Fair Value of Long-Term Debt

As of June 30, 2025, our senior notes had a total carrying amount of $10.2 billion and an estimated fair value of $9.8 billion. As of June 30, 2025, our 1.500% convertible notes due March 1, 2031 had a total carrying amount of $2.0 billion and an
estimated fair value of $1.8 billion. The estimated fair values of our senior notes and 1.500% convertible senior notes were based on quoted market prices in active markets and are considered to be Level 1 measurements of the fair value hierarchy.

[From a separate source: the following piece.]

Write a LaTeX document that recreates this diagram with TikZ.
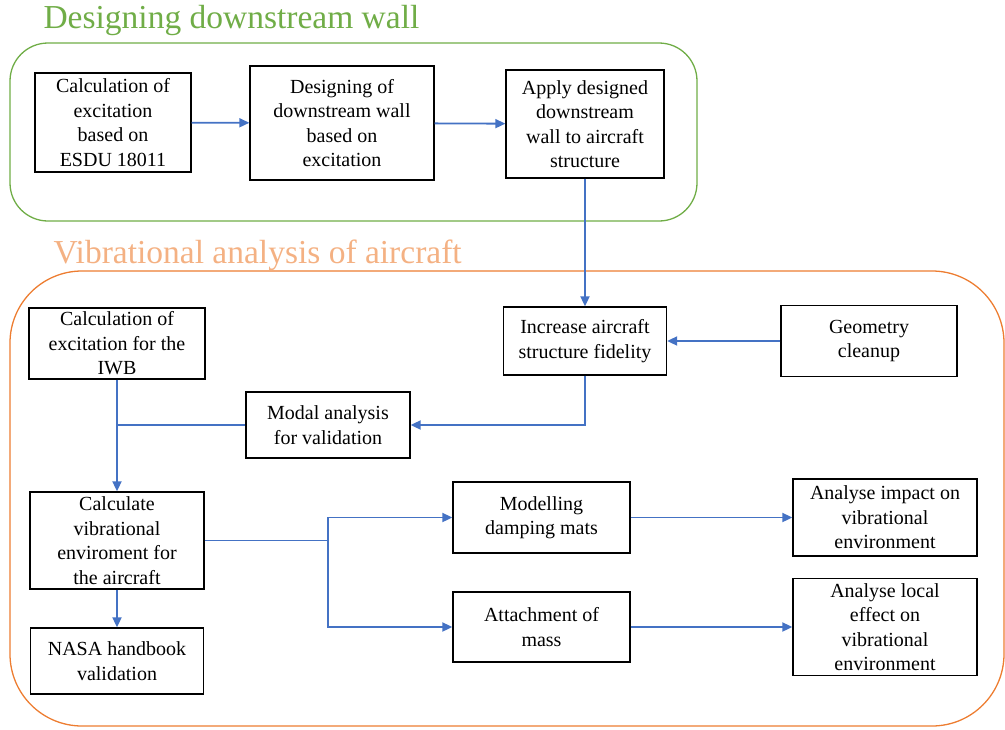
\documentclass[tikz,border=0pt]{standalone}
\usepackage{fontspec}
\setmainfont{Liberation Serif}
\usetikzlibrary{arrows.meta}
\definecolor{wallgreen}{HTML}{70AD47}
\definecolor{vibborder}{HTML}{ED7D31}
\definecolor{vibtitle}{HTML}{F4B183}
\definecolor{flowblue}{HTML}{4472C4}

\begin{document}
\begin{tikzpicture}[x=1pt,y=-1pt,
    box/.style={draw,line width=1.3pt,align=center,inner sep=0pt,
        font=\fontsize{20}{24.5}\selectfont},
    flow/.style={draw=flowblue,line width=1.8pt,-{Triangle[length=10pt,width=9pt]}},
    link/.style={draw=flowblue,line width=1.8pt}]
    \useasboundingbox (0,0) rectangle (1005,729);

    \draw[wallgreen,line width=1.3pt,rounded corners=38pt] (10,43) rectangle (697,221);
    \node[wallgreen,anchor=base west,font=\fontsize{33.5}{40}\selectfont] (walltitle) at (40,28) {Designing downstream wall};

    \draw[vibborder,line width=1.3pt,rounded corners=72pt] (10,271) rectangle (1004,726);
    \node[vibtitle,anchor=base west,font=\fontsize{33.5}{40}\selectfont] (vibtitle) at (50,263) {Vibrational analysis of aircraft};

    \node[box,minimum width=156pt,minimum height=99pt] (esdu) at (113,122.5) {Calculation of\\excitation\\based on\\ESDU 18011};
    \node[box,minimum width=184pt,minimum height=114pt] (design) at (342,123) {Designing of\\downstream wall\\based on\\excitation};
    \node[box,minimum width=158pt,minimum height=108pt] (apply) at (585,124) {Apply designed\\downstream\\wall to aircraft\\structure};

    \node[box,minimum width=163pt,minimum height=68pt] (fidelity) at (585,341) {Increase aircraft\\structure fidelity};
    \node[box,minimum width=176pt,minimum height=71pt] (cleanup) at (869,341) {Geometry\\cleanup};
    \node[box,minimum width=176pt,minimum height=71pt] (iwb) at (117,343.5) {Calculation of\\excitation for the\\IWB};
    \node[box,minimum width=164pt,minimum height=66pt] (modal) at (328,425) {Modal analysis\\for validation};
    \node[box,minimum width=174pt,minimum height=97pt] (vibenv) at (117,540.5) {Calculate\\vibrational\\enviroment for\\the aircraft};
    \node[box,minimum width=173pt,minimum height=66pt] (nasa) at (117,661) {NASA handbook\\validation};
    \node[box,minimum width=177pt,minimum height=71pt] (damping) at (541.5,517.5) {Modelling\\damping mats};
    \node[box,minimum width=177pt,minimum height=70pt] (mass) at (541.5,627) {Attachment of\\mass};
    \node[box,minimum width=184pt,minimum height=77pt] (impact) at (885,517.5) {Analyse impact on\\vibrational\\environment};
    \node[box,minimum width=184pt,minimum height=97pt] (local) at (885,627) {Analyse local\\effect on\\vibrational\\environment};

    \coordinate (join) at (iwb.south |- modal.west);
    \coordinate (split) at (328,540.5);

    \draw[flow] (esdu) -- (design);
    \draw[flow] (design) -- (apply);
    \draw[flow] (apply) -- (fidelity);
    \draw[flow] (cleanup) -- (fidelity);
    \draw[flow] (fidelity.south) |- (modal.east);
    \draw[link] (modal.west) -- (join);
    \draw[flow] (iwb) -- (vibenv);
    \draw[flow] (vibenv) -- (nasa);
    \draw[link] (vibenv.east) -- (split);
    \draw[flow] (split) |- (damping.west);
    \draw[flow] (split) |- (mass.west);
    \draw[flow] (damping) -- (impact);
    \draw[flow] (mass) -- (local);
\end{tikzpicture}
\end{document}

As of June 30, 2025, our 1.000% convertible notes due August 15, 2029 had a total carrying amount of $1.5 billion and an estimated fair value of $1.4 billion. The estimated fair value of our 1.000% convertible notes was based on a lattice pricing model and is considered to be a Level 3 measurement of the fair value hierarchy.

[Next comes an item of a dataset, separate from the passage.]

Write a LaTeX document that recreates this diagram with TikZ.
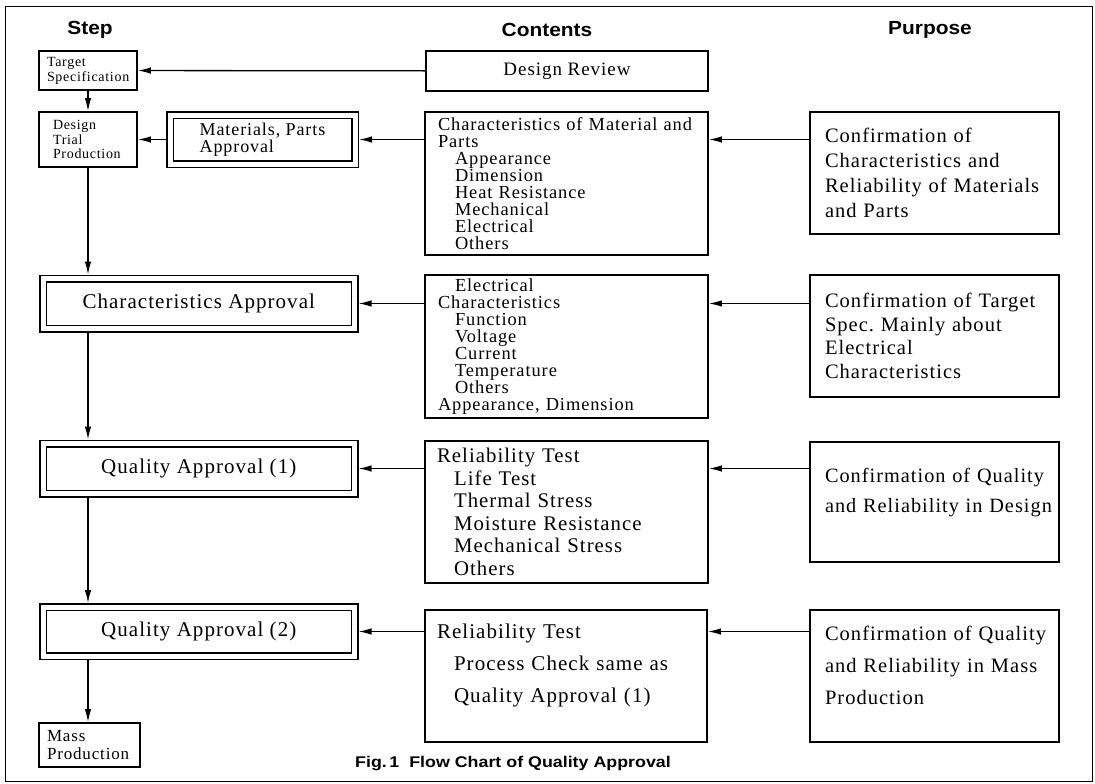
\documentclass[tikz,border=0pt]{standalone}
\usepackage{fontspec}
\setmainfont{Liberation Serif}[LetterSpace=5]
\setsansfont{Liberation Sans}
\newfontfamily\headfont{Liberation Sans}[FakeStretch=1.1]
\newfontfamily\capfont{Liberation Sans}[FakeStretch=1.15]
\usetikzlibrary{arrows.meta,positioning}
\frenchspacing
\newcommand\fsz[2]{\fontsize{#1}{#2}\selectfont}
\newcommand\indnt{\hspace*{17pt}}
\tikzset{
  box/.style={draw,rectangle,line width=1.7pt,inner sep=0pt},
  dbox/.style={draw,rectangle,double,double distance=5pt,line width=1.5pt,inner sep=0pt,outer sep=4pt},
  conn/.style={line width=1.3pt,-{Latex[length=13pt,width=6.5pt]}},
  head/.style={font=\headfont\bfseries\fsz{19}{22}}
}
\begin{document}
\begin{tikzpicture}[x=1pt,y=-1pt]
\useasboundingbox (0,0) rectangle (1095,784);
\draw[line width=1pt] (5,7) rectangle (1092,781);

% column heads
\node[head] (hstep) at (90,30) {Step};
\node[head] (hcont) at (547,30) {Contents};
\node[head] (hpurp) at (930,30) {Purpose};

% step column
\node[box,minimum width=98pt,minimum height=39pt,text width=82pt,align=left,font=\fsz{14}{15}] (target) at (88,70.5) {Target\\Specification};
\node[box,minimum width=98pt,minimum height=55pt,text width=70pt,align=left,font=\fsz{14}{14.5}] (design) at (88,139.5) {Design\\Trial\\Production};
\node[dbox,minimum width=185pt,minimum height=49pt,align=left,font=\fsz{18}{17}] (mat) at (262.5,139.5) {Materials, Parts\\Approval};
\node[dbox,minimum width=311.5pt,minimum height=50pt,font=\fsz{21}{24}] (charap) at (198.75,303.5) {Characteristics Approval};
\node[dbox,minimum width=311.5pt,minimum height=50pt,font=\fsz{21}{24}] (qa1) at (198.75,468.5) {Quality Approval (1)};
\node[dbox,minimum width=311.5pt,minimum height=49pt,font=\fsz{21}{24}] (qa2) at (198.75,631.5) {Quality Approval (2)};
\node[box,minimum width=101pt,minimum height=44pt,text width=85pt,align=left,font=\fsz{17}{18}] (mass) at (89.5,745) {Mass\\Production};

% contents column
\node[box,minimum width=282pt,minimum height=40pt,font=\fsz{19}{22}] (review) at (567,71) {Design Review};
\node[box,minimum width=283pt,minimum height=143pt,text width=257pt,align=left,font=\fsz{18.4}{17}] (cmat) at (566.5,183.5)
  {\mbox{Characteristics of Material and}\\Parts\\\indnt Appearance\\\indnt Dimension\\\indnt Heat Resistance\\\indnt Mechanical\\\indnt Electrical\\\indnt Others};
\node[box,minimum width=283pt,minimum height=143pt,text width=257pt,align=left,font=\fsz{18.4}{17}] (celec) at (566.5,346.5)
  {\indnt Electrical\\Characteristics\\\indnt Function\\\indnt Voltage\\\indnt Current\\\indnt Temperature\\\indnt Others\\Appearance, Dimension};
\node[box,minimum width=283pt,minimum height=142pt,text width=259pt,align=left,font=\fsz{20.8}{22.5}] (rel1) at (566.5,512)
  {Reliability Test\\\indnt Life Test\\\indnt Thermal Stress\\\indnt Moisture Resistance\\\indnt Mechanical Stress\\\indnt Others};
\node[box,minimum width=282pt,minimum height=132pt,text width=258pt,text depth=90pt,align=left,font=\fsz{21}{32}] (rel2) at (566,676)
  {Reliability Test\\\indnt \mbox{Process Check same as}\\\indnt Quality Approval (1)};

% purpose column
\node[box,minimum width=249pt,minimum height=122pt,text width=219pt,align=left,font=\fsz{20.5}{25}] (pmat) at (934.5,173)
  {Confirmation of\\Characteristics and\\\mbox{Reliability of Materials}\\and Parts};
\node[box,minimum width=249pt,minimum height=122pt,text width=219pt,align=left,font=\fsz{20.5}{23.5}] (pelec) at (934.5,336)
  {\mbox{Confirmation of Target}\\Spec. Mainly about\\Electrical\\Characteristics};
\node[box,minimum width=249pt,minimum height=120pt,text width=219pt,text depth=54pt,align=left,font=\fsz{20.3}{30}] (pqa1) at (934.5,502)
  {\mbox{Confirmation of Quality}\\\mbox{and Reliability in Design}};
\node[box,minimum width=249pt,minimum height=132pt,text width=219pt,text depth=86pt,align=left,font=\fsz{20.5}{32}] (pqa2) at (934.5,676)
  {\mbox{Confirmation of Quality}\\\mbox{and Reliability in Mass}\\Production};

\node[font=\capfont\bfseries\fsz{15.5}{18}] (cap) at (513,764) {Fig.\,1\ \ Flow Chart of Quality Approval};

% horizontal connectors
\draw[conn] (review) -- (target);
\draw[conn] (cmat.west |- mat.east) -- (mat.east);
\draw[conn] (mat.west) -- (design.east);
\draw[conn] (pmat.west |- mat.east) -- (cmat.east |- mat.east);
\draw[conn] (celec.west |- charap.east) -- (charap.east);
\draw[conn] (pelec.west |- charap.east) -- (celec.east |- charap.east);
\draw[conn] (rel1.west |- qa1.east) -- (qa1.east);
\draw[conn] (pqa1.west |- qa1.east) -- (rel1.east |- qa1.east);
\draw[conn] (rel2.west |- qa2.east) -- (qa2.east);
\draw[conn] (pqa2.west |- qa2.east) -- (rel2.east |- qa2.east);

% step flow
\draw[conn] (target) -- (design);
\draw[conn] (design.south) -- (design.south |- charap.north);
\draw[conn] (design.south |- charap.south) -- (design.south |- qa1.north);
\draw[conn] (design.south |- qa1.south) -- (design.south |- qa2.north);
\draw[conn] (design.south |- qa2.south) -- (design.south |- mass.north);
\end{tikzpicture}
\end{document}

The fair value of other long-term debt approximated its carrying amount at June 30, 2025.

Compliance with Covenants

The convertible notes include customary covenants and events of default for convertible notes of this type. The Revolving Credit Facility agreement contains customary affirmative covenants and restrictive covenants, including, among others, financial covenants based on net leverage and interest coverage ratios, and customary events of default. As of June 30, 2025, the required leverage ratio was 3.75 to 1.00. We were in compliance with all applicable covenants as of June 30, 2025.

Interest Expense

Interest expense was $151.1 million and $151.0 million for the three months ended June 30, 2025 and 2024, respectively, and $295.5 million and $308.7 million for the six months ended June 30, 2025 and 2024, respectively.